= Reuben Waugh =

Canadian politician

Reuben James Waugh (January 30, 1875 - October 14, 1945) was a politician in Manitoba, Canada. He served in the Legislative Assembly of Manitoba from 1920 to 1922 as a member of the Conservative Party. Waugh resided in Carberry, Manitoba during his time in the legislature.

He was born in Wiarton, Ontario, the son of Joseph Waugh, and was educated there and at Trinity Medical College. Before graduating, he taught school at Cape Croker. He practised in Bruce Mines and Lion's Head before moving to Carberry, Manitoba in 1903. He served as a coroner for the province and as chairman of the local school board. Waugh married Katherine Potts.

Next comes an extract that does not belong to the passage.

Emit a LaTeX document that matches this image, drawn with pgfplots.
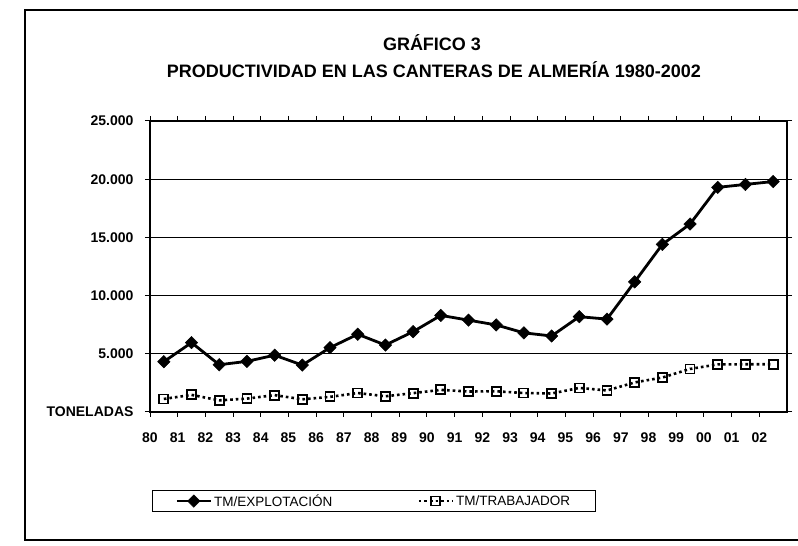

He was elected to the Manitoba legislature in the 1920 provincial election, defeating incumbent Liberal John Graham by 217 votes in the Norfolk constituency. The Liberals won a minority government in this election, and Waugh sat with his party on the opposition benches. He was defeated in the 1922 election, losing to John Muirhead of the United Farmers of Manitoba by 135 votes.

Waugh attempted to return to the legislature in the 1927 election, but lost to Muirhead by only 34 votes. He challenged Muirhead again in the 1932 election, and this time lost by 236 votes.

He served as mayor of Carberry from 1938 to 1945. Waugh died in Carberry in 1945.

R J Waugh Elementary School was named in his honour.